The aim of the study “was to call attention to what clinicians were already experiencing on the front lines,” Dr. Lam said. In an interview, he imagined two scenarios based on his colleagues’ accounts of telemedicine visits.
In one case, a 72-year-old woman logs into Zoom Health on her iPad without any trouble. “She explains she just pushed on the URL and everything loaded up and you have a great visit,” Dr. Lam said. “This is likely to be the case for over 50% of the older people you see; I share this picture to combat ageism, which is, truthfully, just inaccurate stereotyping of older people and gets in the way of actionable, data-driven policies.

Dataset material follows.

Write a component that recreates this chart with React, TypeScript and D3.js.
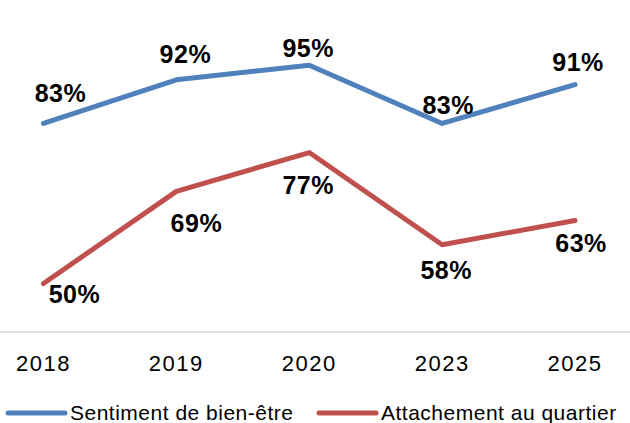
import React from "react";
import * as d3 from "d3";

// Survey years and the two indicators (percent)
const years = ["2018", "2019", "2020", "2023", "2025"];
const bienEtre = [83, 92, 95, 83, 91];
const attachement = [50, 69, 77, 58, 63];
const seriesNames = ["Sentiment de bien-être", "Attachement au quartier"];

// Hand-placed label nudges (px) relative to each point
const bienEtreLabelOffsets: [number, number][] = [
  [17, -21], [9, -17], [-1, -8], [6, -9], [3, -14],
];
const attachementLabelOffsets: [number, number][] = [
  [31, 19], [20, 41], [-1, 41], [4, 34], [6, 32],
];

const W = 630;
const H = 423;
const COLORS = ["#4F81BD", "#C0504D"];

export default function App() {
  const x = d3.scaleBand<string>().domain(years).range([-23, 641.5]);
  const cx = (d: string) => (x(d) ?? 0) + x.bandwidth() / 2;
  const y = d3.scaleLinear().domain([40, 100]).range([332, 41]);

  const line = d3
    .line<number>()
    .x((_, i) => cx(years[i]))
    .y((v) => y(v));

  const series = [
    { name: seriesNames[0], values: bienEtre, offsets: bienEtreLabelOffsets, color: COLORS[0] },
    { name: seriesNames[1], values: attachement, offsets: attachementLabelOffsets, color: COLORS[1] },
  ];

  const font = "'Liberation Sans', Arial, sans-serif";

  return (
    <svg
      width={W}
      height={H}
      viewBox={`0 0 ${W} ${H}`}
      style={{ position: "absolute", left: 0, top: 0, background: "#fff" }}
      fontFamily={font}
    >
      {/* category axis line */}
      <line x1={0} x2={W} y1={y(40)} y2={y(40)} stroke="#D9D9D9" strokeWidth={1.5} />

      {series.map((s) => (
        <path
          key={s.name}
          d={line(s.values) ?? ""}
          fill="none"
          stroke={s.color}
          strokeWidth={5}
          strokeLinejoin="round"
          strokeLinecap="round"
        />
      ))}

      {series.map((s) =>
        s.values.map((v, i) => (
          <text
            key={s.name + i}
            x={cx(years[i]) + s.offsets[i][0]}
            y={y(v) + s.offsets[i][1]}
            textAnchor="middle"
            fontSize={25}
            fontWeight="bold"
            letterSpacing={0.5}
            fill="#000"
          >
            {v}%
          </text>
        ))
      )}

      {years.map((yr) => (
        <text
          key={yr}
          x={cx(yr)}
          y={371}
          textAnchor="middle"
          fontSize={22}
          letterSpacing={1.5}
          fill="#000"
        >
          {yr}
        </text>
      ))}

      {/* legend */}
      {series.map((s, i) => {
        const lx = i === 0 ? 8 : 319;
        return (
          <g key={s.name}>
            <line
              x1={lx}
              x2={lx + 57}
              y1={413}
              y2={413}
              stroke={s.color}
              strokeWidth={5}
              strokeLinecap="round"
            />
            <text x={lx + 62} y={420} fontSize={21} letterSpacing={0.5} fill="#000">
              {s.name}
            </text>
          </g>
        );
      })}
    </svg>
  );
}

“However, for around one in three older adults (and closer to three out of every four of those over the age of 85), you will book an appointment and they will say they don’t have an email address or a computer or know how to go online,” Dr. Lam said. “Or suppose they decide to try it out. ... Come appointment time, you log on and they pick up, but now their sound doesn’t work. They keep saying they can see you but they can’t hear you. ... They accidentally hang up. You place another call, and they ask if you can switch to a phone conversation instead.”

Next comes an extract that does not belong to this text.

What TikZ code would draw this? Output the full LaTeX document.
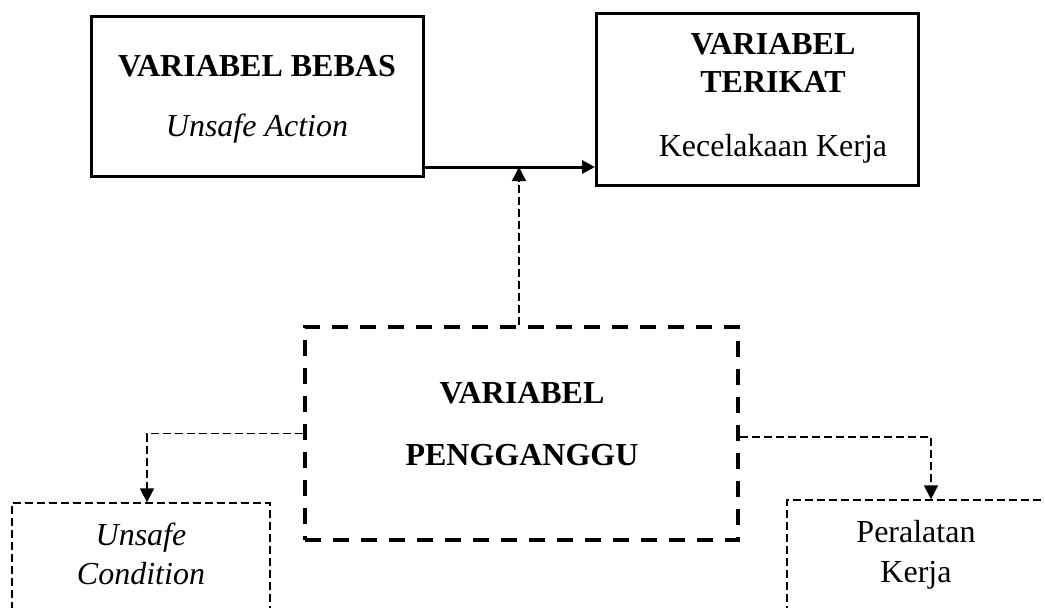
\documentclass[tikz,border=0pt]{standalone}
\usepackage{fontspec}
\setmainfont{Liberation Serif}
\usetikzlibrary{arrows.meta}

\tikzset{
	kotak/.style={draw, line width=1.5pt, inner sep=0pt},
	kotakputus/.style={draw, line width=2pt, dash pattern=on 8pt off 6pt, inner sep=0pt},
	kotaktipis/.style={draw, line width=0.65pt, dash pattern=on 4pt off 2pt, inner sep=0pt},
	teks/.style={align=center, inner sep=0pt, font=\fontsize{16}{19.5}\selectfont},
	panah/.style={line width=1.5pt, -{Triangle[length=6.5pt,width=6.5pt]}},
	panahputus/.style={line width=0.65pt, dash pattern=on 4pt off 2pt, -{Triangle[length=7pt,width=7pt]}}
}

\begin{document}
\begin{tikzpicture}[x=0.5pt,y=-0.5pt]
	\useasboundingbox (0,0) rectangle (1045,607);
	\clip (0,0) rectangle (1045,607);
	
	%kotak atas
	\node[kotak, minimum width=166pt, minimum height=80pt] (bebas) at (257,96.5) {};
	\node[kotak, minimum width=161pt, minimum height=86pt] (terikat) at (757.5,99.5) {};
	\node[teks] (bebasteks) at (257,99) {\textbf{VARIABEL BEBAS}\\[10.5pt]\textit{Unsafe Action}};
	\node[teks] (terikatteks) at (773,98.5) {\textbf{VARIABEL}\\[-0.5pt]\textbf{TERIKAT}\\[12.5pt]Kecelakaan Kerja};
	
	%kotak pengganggu
	\node[kotakputus, minimum width=216.5pt, minimum height=106.5pt] (pengganggu) at (521.5,433.5) {};
	\node[teks] (pengganggutks) at (522,424) {\textbf{VARIABEL}\\[11.5pt]\textbf{PENGGANGGU}};
	
	%kotak bawah (terpotong)
	\node[kotaktipis, minimum width=129pt, minimum height=88.5pt] (kondisi) at (141,591.5) {};
	\node[kotaktipis, minimum width=156.5pt, minimum height=90pt] (peralatan) at (943.5,590) {};
	\node[teks] (kondisiteks) at (141,554) {\textit{Unsafe}\\\textit{Condition}};
	\node[teks] (peralatanteks) at (916,554.5) {Peralatan\\[0.5pt]Kerja};
	
	%panah
	\coordinate (temu) at (519,167);
	\draw[panah] (temu -| bebas.east) -- (temu -| terikat.west);
	\draw[panahputus] (pengganggu.north -| temu) -- (temu);
	\draw[panahputus] (pengganggu.west) -| ([xshift=3pt]kondisi.north);
	\draw[panahputus] ([yshift=-1.75pt]pengganggu.east) -| ([xshift=-6.25pt]peralatan.north);
\end{tikzpicture}
\end{document}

By phone, the physician can address concerns about the patient’s blood pressure, which the patient has been measuring daily. “But when it comes to looking at the swelling in their legs, you’re out of luck, and you’ve been on this call for 45 minutes,” Dr. Lam said.
Have a backup plan
Making sure patients are prepared and having a backup plan can help, said Kaitlin Willham, MD, of UCSF and the San Francisco VA Medical Center.
She says older patients fall into a wide range of categories in terms of skills and access to equipment. Knowing which category a patient falls into and having relevant support available to troubleshoot are important.
During the pandemic, Dr. Willham has conducted many more telemedicine visits with patients who are at their place of residence, whether a private home or a residential care facility. “Even outside of the current crisis, there are benefits to home video visits,” Dr. Willham said. “A home video visit can provide a more holistic view of the patient than an office visit, allowing the clinician to see how the person lives, what they might be challenged by. It allows the clinician to identify areas of intervention and, if there is a care partner, involving that person in the plan. If the visit starts without major technical or communication barriers, they are generally very well received.”
For patients with problems hearing for whom headphones or amplification devices are not available, “using a landline for the audio portion of the visit can help, as can having someone with the patient reiterate what was said,” Dr. Willham suggested. “Many video platforms also enable the clinician to type messages or share a screen with a live document. These options can work well when there is very severe or complete lack of hearing.”
Sometimes an in-person visit is the right way to go, even when technical hurdles can be overcome.
“Although many older adults are willing and able to learn to use telemedicine, an equitable health system should recognize that for some, such as those with dementia and social isolation, in-person visits are already difficult and telemedicine may be impossible,” Dr. Lam and coauthors wrote. “For these patients, clinics and geriatric models of care such as home visits are essential.”
Dr. Nieman, Dr. Oh, and one of Dr. Lam’s coauthors have received funding from the National Institutes of Health. Dr. Oh also has received funding from the Roberts Family Fund. Dr. Nieman serves as a board member of the nonprofit organization Access HEARS and is on the board of trustees of the Hearing Loss Association of America.